The final retake happens near the end of the film in reel 11. Marlowe has been captured and tied up by Eddie Mars. He wakes up to find himself in a room with Vivian and Mona Mars (played by Patricia Clark). In the 1945 version, the conversation between Marlowe and Mona is a fairly straightforward reading of lines. Vivian is poorly posed and on her knees beside Marlowe. In the 1946 retake, a different actress plays Mona (Peggy Knudsen) and their dialogue is charged with excitement. Also, Vivian now has better lighting and more close ups as she sits beside Marlowe. This retake is defintiely superior to the 1945 version.

Ultimately the changes made in 1946 did result in a better film. After all of these years, the sizzle between Bogart and Bacall still singes.

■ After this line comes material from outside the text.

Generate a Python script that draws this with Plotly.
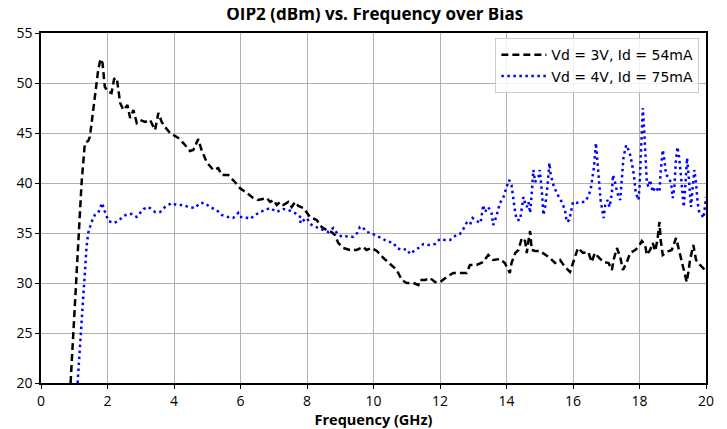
import plotly.graph_objects as go

# Vd = 3V, Id = 54mA (black dashed)
freq_3v = [0.89, 1.05, 1.22, 1.32, 1.42, 1.47, 1.62, 1.72, 1.79, 1.85, 1.92, 2.03, 2.12, 2.2, 2.28,
           2.38, 2.48, 2.6, 2.68, 2.78, 2.88, 2.98, 3.13, 3.28, 3.43, 3.53, 3.63, 3.73, 3.88, 4.13,
           4.28, 4.48, 4.58, 4.73, 4.83, 4.98, 5.18, 5.33, 5.43, 5.63, 5.83, 5.98, 6.19, 6.38, 6.53,
           6.79, 6.89, 6.99, 7.09, 7.19, 7.29, 7.44, 7.54, 7.64, 7.74, 7.89, 8.09, 8.29, 8.44, 8.59,
           8.74, 8.84, 8.94, 9.09, 9.29, 9.49, 9.69, 9.79, 9.94, 10.1, 10.3, 10.55, 10.7, 10.85, 11.0,
           11.2, 11.35, 11.4, 11.55, 11.7, 11.85, 12.0, 12.2, 12.4, 12.6, 12.8, 12.9, 13.1, 13.3, 13.45,
           13.6, 13.8, 13.95, 14.1, 14.15, 14.26, 14.36, 14.46, 14.56, 14.61, 14.66, 14.71, 14.76, 14.86,
           15.0, 15.16, 15.31, 15.46, 15.61, 15.76, 15.91, 16.0, 16.15, 16.3, 16.46, 16.56, 16.66, 16.76,
           16.92, 17.07, 17.17, 17.22, 17.32, 17.42, 17.5, 17.62, 17.72, 17.87, 17.97, 18.07, 18.17,
           18.22, 18.32, 18.4, 18.47, 18.54, 18.6, 18.64, 18.7, 18.82, 18.97, 19.1, 19.17, 19.27, 19.37,
           19.42, 19.47, 19.52, 19.62, 19.7, 19.82, 19.97]
oip2_3v = [20, 30, 40, 44, 44.2, 44.6, 48.6, 51.3, 52.4, 52, 49.6, 49.1, 49, 50.4, 50.5,
           48, 47.3, 47.8, 46.5, 47.3, 46, 46.3, 46.1, 46.3, 45.3, 47, 46.1, 45.6, 45, 44.5,
           44, 43.2, 43.3, 44.4, 43.3, 42.1, 41.3, 41.5, 40.8, 40.8, 40.1, 39.5, 39, 38.5, 38.3,
           38.5, 38.1, 38.3, 37.8, 38.1, 37.8, 38.1, 37.6, 38.1, 37.7, 37.5, 36.6, 36.3, 35.6, 35.3,
           35.1, 34.8, 34, 33.5, 33.3, 33.3, 33.6, 33.3, 33.5, 33.2, 32.5, 31.8, 31.3, 30.3, 30,
           30, 29.8, 30.3, 30.3, 30.5, 30.1, 30.1, 30.6, 31, 31, 31, 31.8, 31.8, 32.1, 32.8,
           32.3, 32.4, 32, 31, 32, 33, 33.3, 34.5, 34.2, 33, 34.2, 35.2, 33.3, 33.2,
           33.2, 32.8, 32.5, 32, 32.3, 31.6, 31.1, 32, 33.5, 33, 33.1, 32.1, 33, 32.6,
           32.1, 32, 31.3, 32.3, 33.5, 32.6, 31.3, 32.1, 33, 33.3, 33.6, 34.2, 33.8,
           32.8, 33.3, 34, 33.2, 34.3, 36.1, 34.2, 32.8, 33.1, 33.3, 34.5, 33.5, 32.3, 30.6,
           30.1, 31.1, 32.3, 33.8, 32.3, 31.8, 31.3]

# Vd = 4V, Id = 75mA (blue dotted)
freq_4v = [1.1, 1.15, 1.22, 1.27, 1.32, 1.37, 1.42, 1.47, 1.52, 1.62, 1.72, 1.79, 1.84, 1.89, 1.95,
           2.03, 2.18, 2.33, 2.48, 2.63, 2.73, 2.88, 2.98, 3.08, 3.23, 3.43, 3.58, 3.73, 3.93, 4.08,
           4.28, 4.43, 4.63, 4.78, 4.93, 5.08, 5.28, 5.43, 5.63, 5.78, 5.93, 5.98, 6.13, 6.29, 6.44,
           6.59, 6.74, 6.89, 7.09, 7.29, 7.44, 7.64, 7.84, 7.79, 7.99, 8.14, 8.34, 8.49, 8.64, 8.79,
           8.94, 9.09, 9.24, 9.39, 9.51, 9.59, 9.67, 9.79, 9.94, 10.09, 10.24, 10.39, 10.6, 10.7, 10.85,
           11.0, 11.1, 11.25, 11.35, 11.5, 11.65, 11.85, 12.0, 12.15, 12.3, 12.45, 12.6, 12.72, 12.8,
           12.9, 12.98, 13.1, 13.22, 13.3, 13.35, 13.45, 13.55, 13.6, 13.7, 13.8, 13.9, 14.0, 14.08,
           14.15, 14.2, 14.26, 14.31, 14.41, 14.46, 14.51, 14.56, 14.61, 14.66, 14.71, 14.76, 14.81,
           14.86, 14.96, 15.0, 15.06, 15.11, 15.16, 15.23, 15.29, 15.33, 15.41, 15.51, 15.66, 15.76,
           15.81, 15.89, 15.96, 16.0, 16.1, 16.2, 16.35, 16.45, 16.53, 16.59, 16.63, 16.69, 16.73,
           16.78, 16.83, 16.88, 16.92, 16.97, 17.04, 17.1, 17.17, 17.2, 17.25, 17.3, 17.37, 17.42,
           17.47, 17.52, 17.6, 17.7, 17.77, 17.83, 17.89, 17.97, 18.0, 18.04, 18.07, 18.1, 18.14,
           18.19, 18.22, 18.27, 18.32, 18.4, 18.47, 18.6, 18.64, 18.7, 18.75, 18.8, 18.87, 18.95,
           19.0, 19.05, 19.09, 19.14, 19.19, 19.24, 19.3, 19.33, 19.37, 19.4, 19.43, 19.47, 19.51,
           19.55, 19.6, 19.65, 19.7, 19.75, 19.8, 19.87, 19.93, 19.97, 20.0]
oip2_4v = [20, 22.6, 26, 28.6, 31.3, 33.6, 35, 35.6, 36.1, 36.8, 37, 37.6, 38, 37.4, 36.8,
           36.2, 36, 36.2, 36.7, 36.9, 36.9, 36.6, 37, 37.4, 37.6, 37.1, 37.1, 37.6, 38, 37.8,
           37.8, 37.6, 37.5, 38, 38, 37.6, 37.3, 36.8, 36.6, 36.5, 37, 36.6, 36.6, 36.4, 36.8,
           37.1, 37.3, 37.5, 37.1, 37.4, 37.3, 37, 36.5, 36, 36.5, 35.8, 35.5, 35.3, 35.1, 35.5,
           34.8, 34.6, 34.7, 34.6, 35, 35.6, 35.6, 35.1, 35, 34.7, 34.5, 34.2, 34, 33.5, 33.3,
           33.4, 32.9, 33.3, 33.5, 33.9, 33.8, 33.9, 34.4, 34.3, 34.3, 34.7, 34.9, 35.5, 36,
           35.8, 36.5, 36.2, 36, 37.8, 37.1, 37.6, 37, 35.8, 36.7, 38, 38.5, 39.6, 40.3,
           39.8, 38.3, 37.1, 36.3, 36.3, 37.5, 38.6, 38, 37.6, 38.1, 37, 39, 41.3,
           40.1, 40.6, 41.3, 39.3, 36.8, 37.6, 39.6, 42, 40.8, 39.8, 39, 38.1, 37.3,
           36.1, 36.3, 37.3, 38.1, 38, 38.1, 38.1, 38.6, 39.3, 40.5, 41.6, 44, 42.6,
           40.3, 38.3, 37.3, 36.5, 37.8, 38.3, 37.6, 39, 40.8, 40.3, 39.5, 38.6, 38.3,
           41, 42.6, 43.8, 43.1, 42, 40.8, 39, 38.3, 39.6, 42.6, 45.6, 47.5, 45.3,
           41.3, 40.1, 39.6, 40.3, 39.1, 39.6, 39.1, 41.3, 43.3, 42.3, 40.8, 40.6, 40,
           38.5, 39.6, 42.1, 43.6, 42.6, 41, 39, 37.6, 39.3, 40.6, 42.5, 41, 39,
           37.6, 39.6, 41.3, 40, 38, 37, 36.8, 36.5, 37.8, 38.6]

x_ticks = [0, 2, 4, 6, 8, 10, 12, 14, 16, 18, 20]
y_ticks = [20, 25, 30, 35, 40, 45, 50, 55]

fig = go.Figure()

fig.add_trace(go.Scatter(
    x=freq_3v, y=oip2_3v, mode="lines",
    name="Vd = 3V, Id = 54mA",
    line=dict(color="black", width=2.5, dash="7px,4px"),
))
fig.add_trace(go.Scatter(
    x=freq_4v, y=oip2_4v, mode="lines",
    name="Vd = 4V, Id = 75mA",
    line=dict(color="blue", width=2.5, dash="2.5px,3.5px"),
))

axis_style = dict(
    showgrid=True, gridcolor="#b0b0b0", gridwidth=1,
    showline=True, linecolor="black", linewidth=1.5, mirror=True,
    ticks="outside", ticklen=4, tickcolor="black",
    tickfont=dict(family="Open Sans", size=14, color="black"),
    zeroline=False, automargin=False,
)

fig.update_xaxes(
    range=[0, 20], tickvals=x_ticks,
    title=dict(text="<b>Frequency (GHz)</b>", font=dict(family="Open Sans", size=14.5, color="black"), standoff=1),
    **axis_style,
)
fig.update_yaxes(range=[20, 55], tickvals=y_ticks, **axis_style)

# the page body adds an 8px margin, so the figure is sized to fit inside it
fig.update_layout(
    width=719, height=421,
    margin=dict(l=33, r=21, t=25, b=46),
    paper_bgcolor="white", plot_bgcolor="white",
    title=dict(text="<b>OIP2 (dBm) vs. Frequency over Bias</b>",
               font=dict(family="Open Sans", size=17, color="black"),
               x=0.51, xanchor="center", y=1, yanchor="top", pad=dict(t=0)),
    legend=dict(x=0.99, xanchor="right", y=0.985, yanchor="top",
                bgcolor="rgba(255,255,255,0.85)", bordercolor="#cccccc", borderwidth=1,
                font=dict(family="DejaVu Sans", size=14, color="black"),
                itemwidth=45, tracegroupgap=0),
    showlegend=True,
)

fig.write_html("out.html")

However the deletion of a plot summarization scene at the District Attorney's office, helped to make the plot of The Big Sleep a convoluted muddle.

The DVD transfer of The Big Sleep is less than perfect. For many scenes the contrast is too dark in the upper left hand corner and too light on the lower right. The actual labeling of the DVD ranks among the worst. The versions are indicated by running times only and there is no way to discern which side should be up. And to make matters worse, the menu selections on each side are identical! The DVD features a documentary by Robert Gitt (Preservation Officer at UCLA Film and Television Archives) who details the differences between the two versions, production notes, scene access, language selection and a theatrical trailer.


The Big Sleep is now available on DVD from Turner Entertainment Co. and Warner Home Video. This two-sided disc includes the 1946 theatrical version on Side A and the 1945 pre-release version on Side B. This DVD also features a documentary that compares the two version (featuring Robert Gitt of UCLA), production notes, and a theatrical trailer. Suggested retail price: $24.99.